• **What is needed**
Write out the material exactly, without any of its pictures.

• **Supplied information**
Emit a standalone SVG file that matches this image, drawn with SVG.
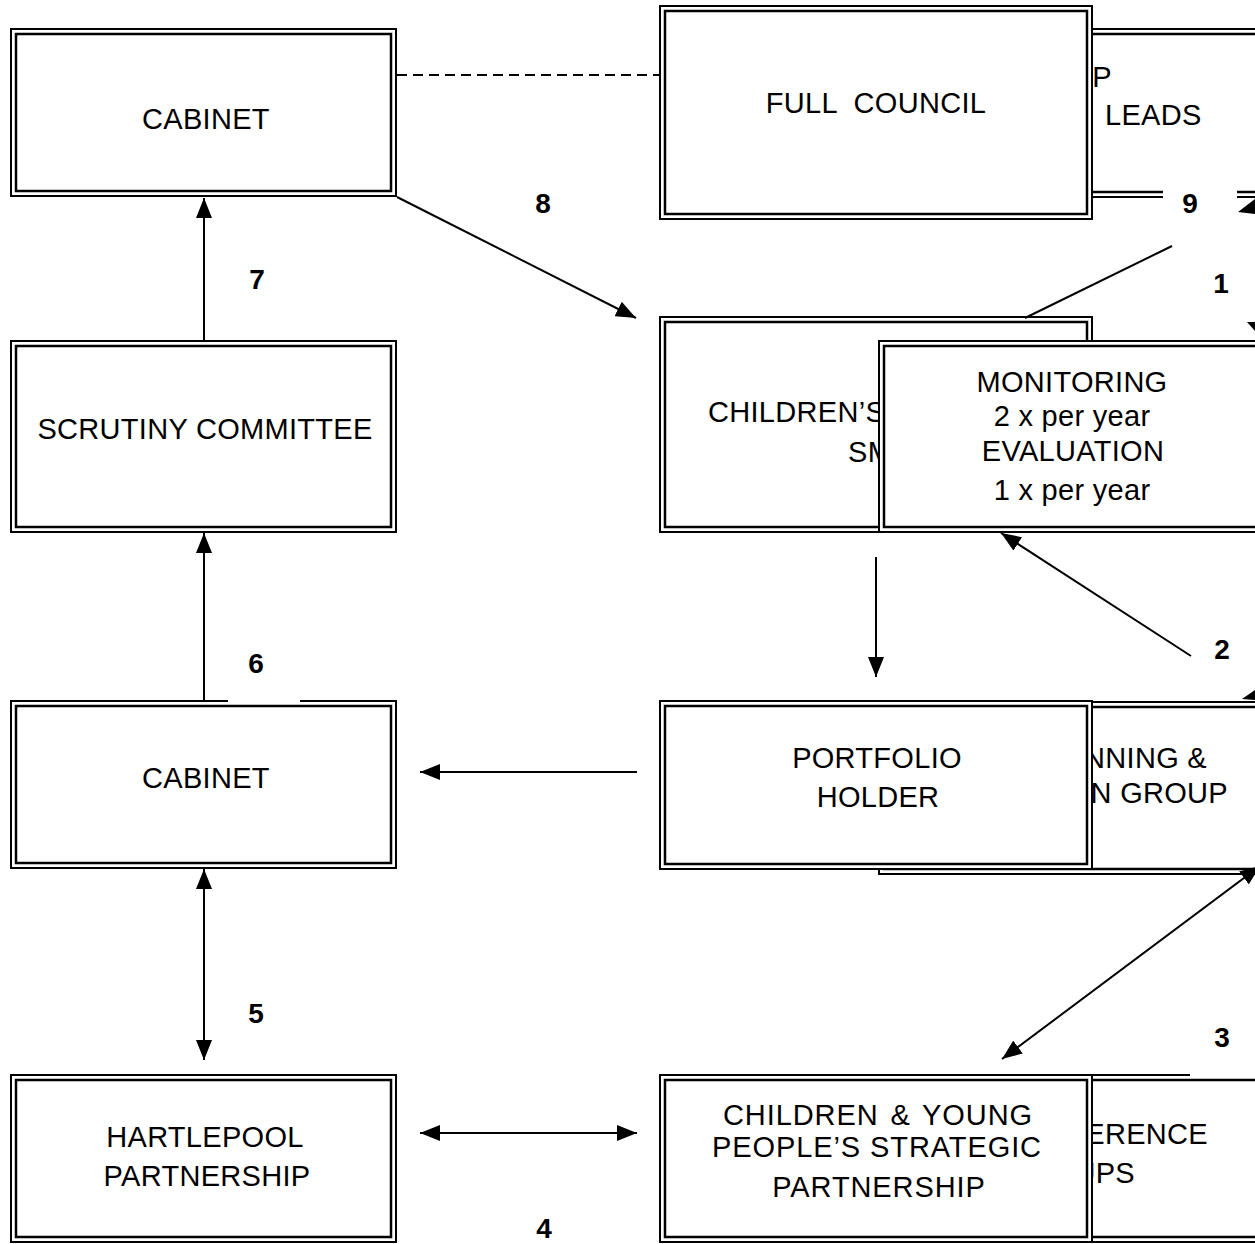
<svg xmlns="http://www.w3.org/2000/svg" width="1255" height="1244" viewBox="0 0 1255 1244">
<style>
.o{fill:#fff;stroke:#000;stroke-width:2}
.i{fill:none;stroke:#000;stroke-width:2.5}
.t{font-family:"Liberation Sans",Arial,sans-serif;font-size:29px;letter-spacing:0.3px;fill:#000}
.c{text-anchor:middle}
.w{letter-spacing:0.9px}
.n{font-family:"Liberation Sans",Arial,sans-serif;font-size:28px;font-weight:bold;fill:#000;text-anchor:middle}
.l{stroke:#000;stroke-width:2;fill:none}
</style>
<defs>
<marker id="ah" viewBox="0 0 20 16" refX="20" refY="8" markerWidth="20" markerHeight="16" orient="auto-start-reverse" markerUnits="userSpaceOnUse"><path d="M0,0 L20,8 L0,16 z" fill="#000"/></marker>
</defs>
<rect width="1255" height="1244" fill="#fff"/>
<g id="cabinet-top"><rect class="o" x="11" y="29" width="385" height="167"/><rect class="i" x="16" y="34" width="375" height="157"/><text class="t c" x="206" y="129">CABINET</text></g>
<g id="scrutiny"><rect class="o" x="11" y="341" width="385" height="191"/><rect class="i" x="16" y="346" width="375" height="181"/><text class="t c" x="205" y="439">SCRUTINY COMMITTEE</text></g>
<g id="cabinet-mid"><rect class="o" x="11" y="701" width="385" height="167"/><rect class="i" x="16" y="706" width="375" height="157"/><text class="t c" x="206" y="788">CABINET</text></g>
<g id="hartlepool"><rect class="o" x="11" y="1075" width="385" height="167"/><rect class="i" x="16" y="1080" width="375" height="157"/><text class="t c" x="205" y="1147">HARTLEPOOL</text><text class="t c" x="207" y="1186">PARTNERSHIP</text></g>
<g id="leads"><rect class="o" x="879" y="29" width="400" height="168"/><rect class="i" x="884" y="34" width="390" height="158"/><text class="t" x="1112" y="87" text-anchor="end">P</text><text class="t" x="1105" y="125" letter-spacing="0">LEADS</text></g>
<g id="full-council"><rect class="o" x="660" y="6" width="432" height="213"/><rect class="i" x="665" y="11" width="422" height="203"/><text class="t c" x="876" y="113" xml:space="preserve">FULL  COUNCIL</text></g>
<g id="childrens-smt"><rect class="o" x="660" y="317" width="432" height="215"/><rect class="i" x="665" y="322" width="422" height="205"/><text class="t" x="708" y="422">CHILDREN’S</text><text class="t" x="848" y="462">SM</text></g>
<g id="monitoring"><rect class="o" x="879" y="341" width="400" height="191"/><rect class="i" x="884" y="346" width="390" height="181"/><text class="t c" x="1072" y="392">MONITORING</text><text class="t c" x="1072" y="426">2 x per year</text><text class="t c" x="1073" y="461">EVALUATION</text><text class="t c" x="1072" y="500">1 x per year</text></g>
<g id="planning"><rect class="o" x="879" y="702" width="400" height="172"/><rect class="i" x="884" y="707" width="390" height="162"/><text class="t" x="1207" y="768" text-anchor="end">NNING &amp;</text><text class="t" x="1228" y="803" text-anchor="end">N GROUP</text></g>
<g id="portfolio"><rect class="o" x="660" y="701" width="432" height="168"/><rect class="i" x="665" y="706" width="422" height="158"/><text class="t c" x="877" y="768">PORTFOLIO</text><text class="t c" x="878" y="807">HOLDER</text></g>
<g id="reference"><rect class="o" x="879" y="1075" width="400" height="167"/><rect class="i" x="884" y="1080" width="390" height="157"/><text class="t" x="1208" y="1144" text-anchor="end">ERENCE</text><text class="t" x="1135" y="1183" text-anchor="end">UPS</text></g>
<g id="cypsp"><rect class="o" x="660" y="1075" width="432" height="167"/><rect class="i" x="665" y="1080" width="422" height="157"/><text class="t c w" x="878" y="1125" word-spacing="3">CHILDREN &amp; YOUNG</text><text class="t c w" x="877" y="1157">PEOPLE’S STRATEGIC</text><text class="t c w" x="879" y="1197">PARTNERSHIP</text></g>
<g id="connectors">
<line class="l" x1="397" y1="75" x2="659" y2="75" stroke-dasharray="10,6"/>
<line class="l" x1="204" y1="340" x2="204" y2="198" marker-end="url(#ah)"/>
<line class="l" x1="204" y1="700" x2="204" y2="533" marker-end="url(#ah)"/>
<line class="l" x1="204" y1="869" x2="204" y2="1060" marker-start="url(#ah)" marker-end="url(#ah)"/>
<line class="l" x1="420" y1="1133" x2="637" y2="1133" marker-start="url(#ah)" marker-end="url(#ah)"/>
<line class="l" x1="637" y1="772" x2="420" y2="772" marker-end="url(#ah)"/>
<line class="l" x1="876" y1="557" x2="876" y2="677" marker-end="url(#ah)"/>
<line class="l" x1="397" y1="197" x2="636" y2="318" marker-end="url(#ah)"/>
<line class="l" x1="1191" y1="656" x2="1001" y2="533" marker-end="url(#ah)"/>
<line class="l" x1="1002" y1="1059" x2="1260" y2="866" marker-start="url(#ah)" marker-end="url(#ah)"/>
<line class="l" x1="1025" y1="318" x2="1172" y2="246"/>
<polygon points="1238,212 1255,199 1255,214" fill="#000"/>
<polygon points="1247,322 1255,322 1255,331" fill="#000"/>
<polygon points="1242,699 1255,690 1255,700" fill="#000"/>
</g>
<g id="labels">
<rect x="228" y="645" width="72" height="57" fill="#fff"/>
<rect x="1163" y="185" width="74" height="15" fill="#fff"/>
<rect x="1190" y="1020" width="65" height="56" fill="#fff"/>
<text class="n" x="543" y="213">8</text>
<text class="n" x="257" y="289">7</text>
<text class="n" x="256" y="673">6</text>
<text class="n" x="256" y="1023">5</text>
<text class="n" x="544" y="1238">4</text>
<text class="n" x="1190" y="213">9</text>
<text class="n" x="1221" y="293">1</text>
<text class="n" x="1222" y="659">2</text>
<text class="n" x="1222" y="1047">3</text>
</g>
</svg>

• **Expected answer**
Emit a standalone SVG file that matches this image, drawn with SVG.
<svg xmlns="http://www.w3.org/2000/svg" width="1255" height="1244" viewBox="0 0 1255 1244">
<style>
.o{fill:#fff;stroke:#000;stroke-width:2}
.i{fill:none;stroke:#000;stroke-width:2.5}
.t{font-family:"Liberation Sans",Arial,sans-serif;font-size:29px;letter-spacing:0.3px;fill:#000}
.c{text-anchor:middle}
.w{letter-spacing:0.9px}
.n{font-family:"Liberation Sans",Arial,sans-serif;font-size:28px;font-weight:bold;fill:#000;text-anchor:middle}
.l{stroke:#000;stroke-width:2;fill:none}
</style>
<defs>
<marker id="ah" viewBox="0 0 20 16" refX="20" refY="8" markerWidth="20" markerHeight="16" orient="auto-start-reverse" markerUnits="userSpaceOnUse"><path d="M0,0 L20,8 L0,16 z" fill="#000"/></marker>
</defs>
<rect width="1255" height="1244" fill="#fff"/>
<g id="cabinet-top"><rect class="o" x="11" y="29" width="385" height="167"/><rect class="i" x="16" y="34" width="375" height="157"/><text class="t c" x="206" y="129">CABINET</text></g>
<g id="scrutiny"><rect class="o" x="11" y="341" width="385" height="191"/><rect class="i" x="16" y="346" width="375" height="181"/><text class="t c" x="205" y="439">SCRUTINY COMMITTEE</text></g>
<g id="cabinet-mid"><rect class="o" x="11" y="701" width="385" height="167"/><rect class="i" x="16" y="706" width="375" height="157"/><text class="t c" x="206" y="788">CABINET</text></g>
<g id="hartlepool"><rect class="o" x="11" y="1075" width="385" height="167"/><rect class="i" x="16" y="1080" width="375" height="157"/><text class="t c" x="205" y="1147">HARTLEPOOL</text><text class="t c" x="207" y="1186">PARTNERSHIP</text></g>
<g id="leads"><rect class="o" x="879" y="29" width="400" height="168"/><rect class="i" x="884" y="34" width="390" height="158"/><text class="t" x="1112" y="87" text-anchor="end">P</text><text class="t" x="1105" y="125" letter-spacing="0">LEADS</text></g>
<g id="full-council"><rect class="o" x="660" y="6" width="432" height="213"/><rect class="i" x="665" y="11" width="422" height="203"/><text class="t c" x="876" y="113" xml:space="preserve">FULL  COUNCIL</text></g>
<g id="childrens-smt"><rect class="o" x="660" y="317" width="432" height="215"/><rect class="i" x="665" y="322" width="422" height="205"/><text class="t" x="708" y="422">CHILDREN’S</text><text class="t" x="848" y="462">SM</text></g>
<g id="monitoring"><rect class="o" x="879" y="341" width="400" height="191"/><rect class="i" x="884" y="346" width="390" height="181"/><text class="t c" x="1072" y="392">MONITORING</text><text class="t c" x="1072" y="426">2 x per year</text><text class="t c" x="1073" y="461">EVALUATION</text><text class="t c" x="1072" y="500">1 x per year</text></g>
<g id="planning"><rect class="o" x="879" y="702" width="400" height="172"/><rect class="i" x="884" y="707" width="390" height="162"/><text class="t" x="1207" y="768" text-anchor="end">NNING &amp;</text><text class="t" x="1228" y="803" text-anchor="end">N GROUP</text></g>
<g id="portfolio"><rect class="o" x="660" y="701" width="432" height="168"/><rect class="i" x="665" y="706" width="422" height="158"/><text class="t c" x="877" y="768">PORTFOLIO</text><text class="t c" x="878" y="807">HOLDER</text></g>
<g id="reference"><rect class="o" x="879" y="1075" width="400" height="167"/><rect class="i" x="884" y="1080" width="390" height="157"/><text class="t" x="1208" y="1144" text-anchor="end">ERENCE</text><text class="t" x="1135" y="1183" text-anchor="end">UPS</text></g>
<g id="cypsp"><rect class="o" x="660" y="1075" width="432" height="167"/><rect class="i" x="665" y="1080" width="422" height="157"/><text class="t c w" x="878" y="1125" word-spacing="3">CHILDREN &amp; YOUNG</text><text class="t c w" x="877" y="1157">PEOPLE’S STRATEGIC</text><text class="t c w" x="879" y="1197">PARTNERSHIP</text></g>
<g id="connectors">
<line class="l" x1="397" y1="75" x2="659" y2="75" stroke-dasharray="10,6"/>
<line class="l" x1="204" y1="340" x2="204" y2="198" marker-end="url(#ah)"/>
<line class="l" x1="204" y1="700" x2="204" y2="533" marker-end="url(#ah)"/>
<line class="l" x1="204" y1="869" x2="204" y2="1060" marker-start="url(#ah)" marker-end="url(#ah)"/>
<line class="l" x1="420" y1="1133" x2="637" y2="1133" marker-start="url(#ah)" marker-end="url(#ah)"/>
<line class="l" x1="637" y1="772" x2="420" y2="772" marker-end="url(#ah)"/>
<line class="l" x1="876" y1="557" x2="876" y2="677" marker-end="url(#ah)"/>
<line class="l" x1="397" y1="197" x2="636" y2="318" marker-end="url(#ah)"/>
<line class="l" x1="1191" y1="656" x2="1001" y2="533" marker-end="url(#ah)"/>
<line class="l" x1="1002" y1="1059" x2="1260" y2="866" marker-start="url(#ah)" marker-end="url(#ah)"/>
<line class="l" x1="1025" y1="318" x2="1172" y2="246"/>
<polygon points="1238,212 1255,199 1255,214" fill="#000"/>
<polygon points="1247,322 1255,322 1255,331" fill="#000"/>
<polygon points="1242,699 1255,690 1255,700" fill="#000"/>
</g>
<g id="labels">
<rect x="228" y="645" width="72" height="57" fill="#fff"/>
<rect x="1163" y="185" width="74" height="15" fill="#fff"/>
<rect x="1190" y="1020" width="65" height="56" fill="#fff"/>
<text class="n" x="543" y="213">8</text>
<text class="n" x="257" y="289">7</text>
<text class="n" x="256" y="673">6</text>
<text class="n" x="256" y="1023">5</text>
<text class="n" x="544" y="1238">4</text>
<text class="n" x="1190" y="213">9</text>
<text class="n" x="1221" y="293">1</text>
<text class="n" x="1222" y="659">2</text>
<text class="n" x="1222" y="1047">3</text>
</g>
</svg>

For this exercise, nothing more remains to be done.